Result: the system no longer blindly trusts retrieved context and can safely refuse when confidence is low.
v5 — Minimal evaluation and deployability
- Created a small labeled evaluation set containing both answerable and out-of-scope queries.
- Evaluated ALLOW vs REFUSE decisions based on retrieval confidence.
- Tracked false-allow and false-refuse behavior to understand safety trade-offs.
- Containerized the full FastAPI-based RAG system using Docker.
Result: the RAG system is measurable, defensible, and deployable.
-
Very small documents can produce duplicate chunks because of overlap and short length (easy to address with deduplication).
-
Streamlit session state can retain stale context if the app flow isn’t reset after certain out-of-context queries.
-
FAISS is used for vector search, but the system is still single-node and single-document.
-
No reranking or citation formatting (v4).
-
Embedding-based similarity can occasionally surface weakly related chunks for out-of-domain technical questions, leading to measured false allows.

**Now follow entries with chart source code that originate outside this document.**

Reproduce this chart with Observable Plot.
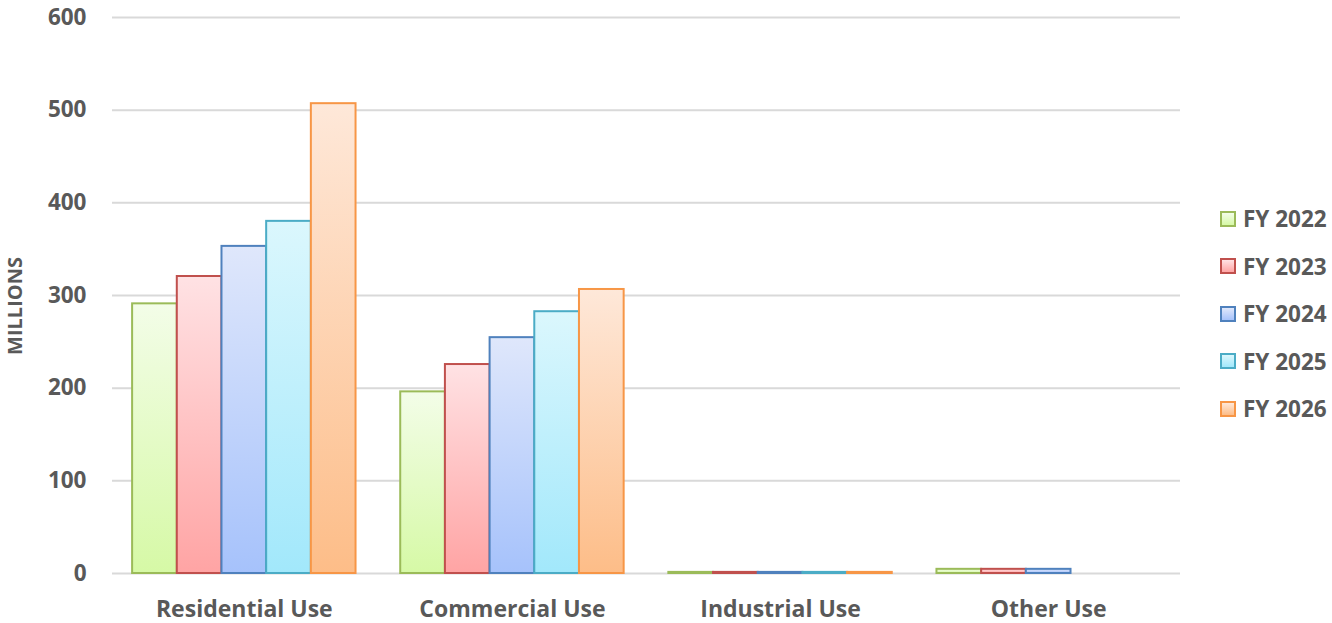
<!DOCTYPE html>
<html>
<head>
<meta charset="utf-8">
<script src="https://cdn.jsdelivr.net/npm/d3@7"></script>
<script src="https://cdn.jsdelivr.net/npm/@observablehq/plot@0.6"></script>
<style>
  html, body { margin: 0; padding: 0; background: #fff; }
  #wrap { position: relative; width: 1332px; height: 623px; font-family: "Open Sans", sans-serif; }
  #legend { position: absolute; left: 1220px; top: 195px; }
  .item { display: flex; align-items: center; height: 47.5px; font-size: 22.5px; font-weight: bold; color: #595959; white-space: nowrap; }
  .sw { width: 12px; height: 12px; border: 2px solid; margin-right: 7px; box-sizing: content-box; }
  #ylabel { position: absolute; left: 15px; top: 306px; transform: translate(-50%, -50%) rotate(-90deg);
    font-size: 20px; font-weight: bold; color: #595959; white-space: nowrap; line-height: 1; }
</style>
</head>
<body>
<div id="wrap"><div id="chart"></div><div id="legend"></div><div id="ylabel"></div></div>
<script>
// ---- data ----
const categories = ["Residential Use", "Commercial Use", "Industrial Use", "Other Use"];
const years = ["FY 2022", "FY 2023", "FY 2024", "FY 2025", "FY 2026"];
const fy2022 = [291, 196, 1.2, 4.5];
const fy2023 = [320.5, 225.5, 1.2, 4.5];
const fy2024 = [353, 254.5, 1.2, 4.5];
const fy2025 = [380, 282.5, 1.2, 0];
const fy2026 = [507, 306.5, 1.2, 0];
const yTicks = [0, 100, 200, 300, 400, 500, 600];
const yLabel = "MILLIONS";

// ---- styles ----
const strokes = ["#9bbb59", "#c0504d", "#4f81bd", "#4bacc6", "#f79646"];
const gradTop = ["#f3fde8", "#ffe2e4", "#dfe7fb", "#dbf7fd", "#fee8d9"];
const gradBottom = ["#d6f9a6", "#ffa4a4", "#a6c2fb", "#a2e8fb", "#fdbd88"];

const series = [fy2022, fy2023, fy2024, fy2025, fy2026];
const data = [];
categories.forEach((c, ci) => years.forEach((y, yi) => data.push({cat: c, year: y, key: c + "|" + y, value: series[yi][ci]})));

// x band domain with spacer slots between category groups
const xDomain = [];
categories.forEach((c, ci) => {
  if (ci > 0) xDomain.push("gap" + ci);
  years.forEach(y => xDomain.push(c + "|" + y));
});
const xTicks = categories.map(c => c + "|" + years[2]);

const ns = "http://www.w3.org/2000/svg";
function defsMark() {
  const defs = document.createElementNS(ns, "defs");
  years.forEach((y, i) => {
    const g = document.createElementNS(ns, "linearGradient");
    g.setAttribute("id", "grad" + i);
    g.setAttribute("x1", "0"); g.setAttribute("y1", "0");
    g.setAttribute("x2", "0"); g.setAttribute("y2", "1");
    const s1 = document.createElementNS(ns, "stop");
    s1.setAttribute("offset", "0"); s1.setAttribute("stop-color", gradTop[i]);
    const s2 = document.createElementNS(ns, "stop");
    s2.setAttribute("offset", "1"); s2.setAttribute("stop-color", gradBottom[i]);
    g.appendChild(s1); g.appendChild(s2);
    defs.appendChild(g);
  });
  return defs;
}

const barMarks = years.map((y, i) =>
  Plot.barY(data.filter(d => d.year === y && d.value > 0), {
    x: "key", y: "value",
    fill: `url(#grad${i})`, stroke: strokes[i], strokeWidth: 2
  })
);

const chart = Plot.plot({
  width: 1332,
  height: 623,
  marginLeft: 112,
  marginRight: 152,
  marginTop: 17,
  marginBottom: 50,
  style: {fontFamily: "'Open Sans', sans-serif", color: "#595959", background: "#fff"},
  x: {domain: xDomain, paddingInner: 0, paddingOuter: 0.45, round: false, axis: null},
  y: {domain: [0, 600], axis: null},
  marks: [
    defsMark,
    Plot.ruleY(yTicks, {stroke: "#d9d9d9", strokeWidth: 2}),
    ...barMarks,
    Plot.axisY({ticks: yTicks, tickSize: 0, tickPadding: 26, fontSize: 22.5, fontWeight: "bold",
      label: null}),
    Plot.axisX({ticks: xTicks, tickSize: 0, tickPadding: 27, fontSize: 23, fontWeight: "bold",
      tickFormat: d => d.split("|")[0], label: null})
  ]
});
document.getElementById("chart").appendChild(chart);
document.getElementById("ylabel").textContent = yLabel;

const legend = document.getElementById("legend");
years.forEach((y, i) => {
  const item = document.createElement("div");
  item.className = "item";
  const sw = document.createElement("div");
  sw.className = "sw";
  sw.style.borderColor = strokes[i];
  sw.style.background = `linear-gradient(${gradTop[i]}, ${gradBottom[i]})`;
  const t = document.createElement("span");
  t.textContent = y;
  item.appendChild(sw); item.appendChild(t);
  legend.appendChild(item);
});
</script>
</body>
</html>
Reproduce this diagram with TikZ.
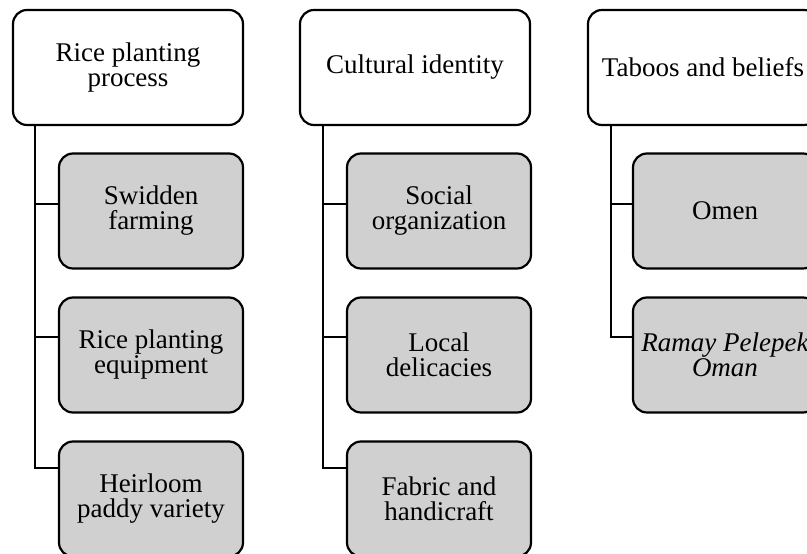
\documentclass[tikz,border=0pt]{standalone}
\usepackage{fontspec}
\setmainfont{Liberation Serif}
\usepackage{xcolor}
\usepackage{tikz}
\definecolor{BoxGray}{HTML}{D0D0D0}

\begin{document}
\begin{tikzpicture}[x=1pt, y=1pt,
            topbox/.style={draw=black, line width=2.2pt, rounded corners=14pt, fill=white, align=center, minimum width=230pt, minimum height=115pt, inner sep=0pt, font=\fontsize{27}{25}\selectfont},
            subbox/.style={topbox, fill=BoxGray, minimum width=184pt, minimum height=115pt},
            branch/.style={draw=black, line width=2.2pt}
        ]
            \useasboundingbox (0,0) rectangle (807,554);
            \clip (0,0) rectangle (807,554);

            % first column
            \node[topbox] at (128, 486.5) (rice) {Rice planting\\process};
            \node[subbox] at (151, 343) (swidden) {Swidden\\farming};
            \node[subbox] at (151, 199) (equip) {Rice planting\\equipment};
            \node[subbox] at (151, 55) (heirloom) {Heirloom\\paddy variety};

            % second column
            \node[topbox] at (415, 486.5) (culture) {Cultural identity};
            \node[subbox] at (439, 343) (social) {Social\\organization};
            \node[subbox] at (439, 199) (delicacy) {Local\\delicacies};
            \node[subbox] at (439, 55) (fabric) {Fabric and\\handicraft};

            % third column
            \node[topbox] at (703, 486.5) (taboo) {Taboos and beliefs};
            \node[subbox] at (725, 343) (omen) {Omen};
            \node[subbox] at (725, 199) (ramay) {\itshape Ramay Pelepek\\\itshape Oman};

            \draw[branch] ([xshift=23pt]rice.south west) |- ([yshift=7pt]swidden.west);
            \draw[branch] ([xshift=23pt]rice.south west) |- ([yshift=18pt]equip.west);
            \draw[branch] ([xshift=23pt]rice.south west) |- ([yshift=31pt]heirloom.west);

            \draw[branch] ([xshift=24pt]culture.south west) |- ([yshift=7pt]social.west);
            \draw[branch] ([xshift=24pt]culture.south west) |- ([yshift=18pt]delicacy.west);
            \draw[branch] ([xshift=24pt]culture.south west) |- ([yshift=31pt]fabric.west);

            \draw[branch] ([xshift=24pt]taboo.south west) |- ([yshift=7pt]omen.west);
            \draw[branch] ([xshift=24pt]taboo.south west) |- ([yshift=18pt]ramay.west);

        \end{tikzpicture}
\end{document}
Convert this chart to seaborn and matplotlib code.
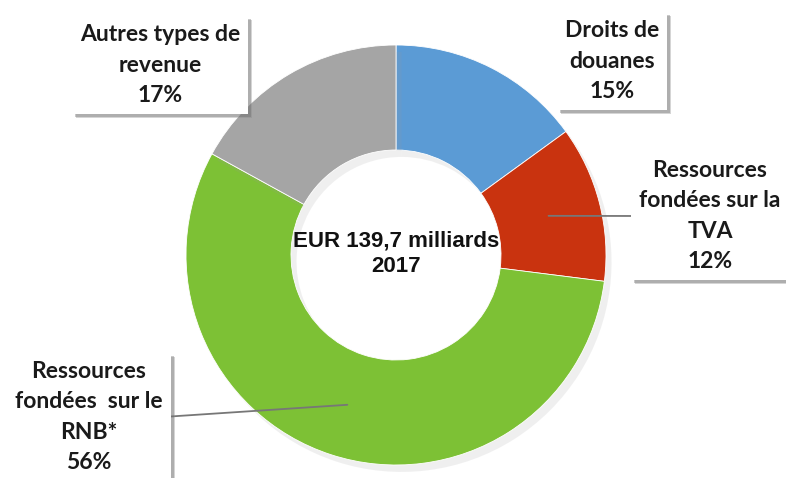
import numpy as np
import matplotlib
matplotlib.use("Agg")
import matplotlib.pyplot as plt
import matplotlib.patheffects as pe
import seaborn as sns

# ---- data ----
labels = ["Droits de\ndouanes", "Ressources\nfondées sur la\nTVA",
          "Ressources\nfondées  sur le\nRNB*", "Autres types de\nrevenue"]
values = [15, 12, 56, 17]
colors = ["#5B9BD5", "#C9330F", "#7DC135", "#A5A5A5"]
center_title = "EUR 139,7 milliards\n2017"

sns.set_theme(style="white")
plt.rcParams['font.family'] = ['Lato', 'DejaVu Sans']

W, H = 786, 478
fig = plt.figure(figsize=(W / 100, H / 100), dpi=100)
ax = fig.add_axes([0, 0, 1, 1])

cx, cy, R = 396, H - 255, 210
wedges, _ = ax.pie(values, colors=colors, startangle=90, counterclock=False,
                   center=(cx, cy), radius=R,
                   wedgeprops=dict(width=R * 0.5, edgecolor="white", linewidth=0.6))
for w in wedges:
    w.set_path_effects([pe.SimplePatchShadow(offset=(4, -5), shadow_rgbFace="#999999", alpha=0.15),
                        pe.Normal()])
ax.set_xlim(0, W)
ax.set_ylim(0, H)
ax.set_aspect("equal")
ax.axis("off")

ax.text(cx, cy + 1, center_title, ha="center", va="center", fontsize=16,
        fontweight="bold", family=["Liberation Sans", "DejaVu Sans"], linespacing=1.3,
        color="#111111")

# label placements (pixel coordinates of label centre), leader attachment side
pos = [(612, 61, None), (710, 216, (0, 0.5)), (89, 417, (1, 0.5)), (160, 65, None)]

angles = []
a0 = 90.0
for v in values:
    span = 360.0 * v / sum(values)
    angles.append(a0 - span / 2)
    a0 -= span

for lab, v, (px, py, rel), ang in zip(labels, values, pos, angles):
    txt = f"{lab}\n{v}%"
    bbox = dict(boxstyle="square,pad=0.35", fc="white", ec="none")
    kw = dict(ha="center", va="center", fontsize=16.5, fontweight="bold",
              linespacing=1.55, color="#1a1a1a", bbox=bbox)
    if rel is None:
        t = ax.text(px, H - py, txt, **kw)
    else:
        rad = np.deg2rad(ang)
        xy = (cx + 0.75 * R * np.cos(rad), cy + 0.75 * R * np.sin(rad))
        t = ax.annotate(txt, xy=xy, xytext=(px, H - py),
                        arrowprops=dict(arrowstyle="-", color="#777777", lw=1.3,
                                        shrinkA=0, shrinkB=0, relpos=rel), **kw)
    t.get_bbox_patch().set_path_effects([
        pe.SimplePatchShadow(offset=(3, -3), shadow_rgbFace="#888888", alpha=0.35),
        pe.SimplePatchShadow(offset=(2, -2), shadow_rgbFace="#666666", alpha=0.35),
        pe.Normal()])

fig.savefig("out.png", dpi=100)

This project is intentionally framework-light and incremental.
Each version focuses on a specific engineering concern:
- v1 — correctness
- v2 — grounding and reliability
- v3 — scalability and explainability
- v4 — safety and confidence-aware generation
- v5 — evaluation and deployability
The goal is to deeply understand how RAG systems work internally, not just how to use libraries.
An earlier prototype included a Streamlit-based UI for document ingestion and querying. The current version uses a FastAPI backend and Dockerized deployment as the primary interface.
The Streamlit UI is not part of the production workflow and is retained only for reference.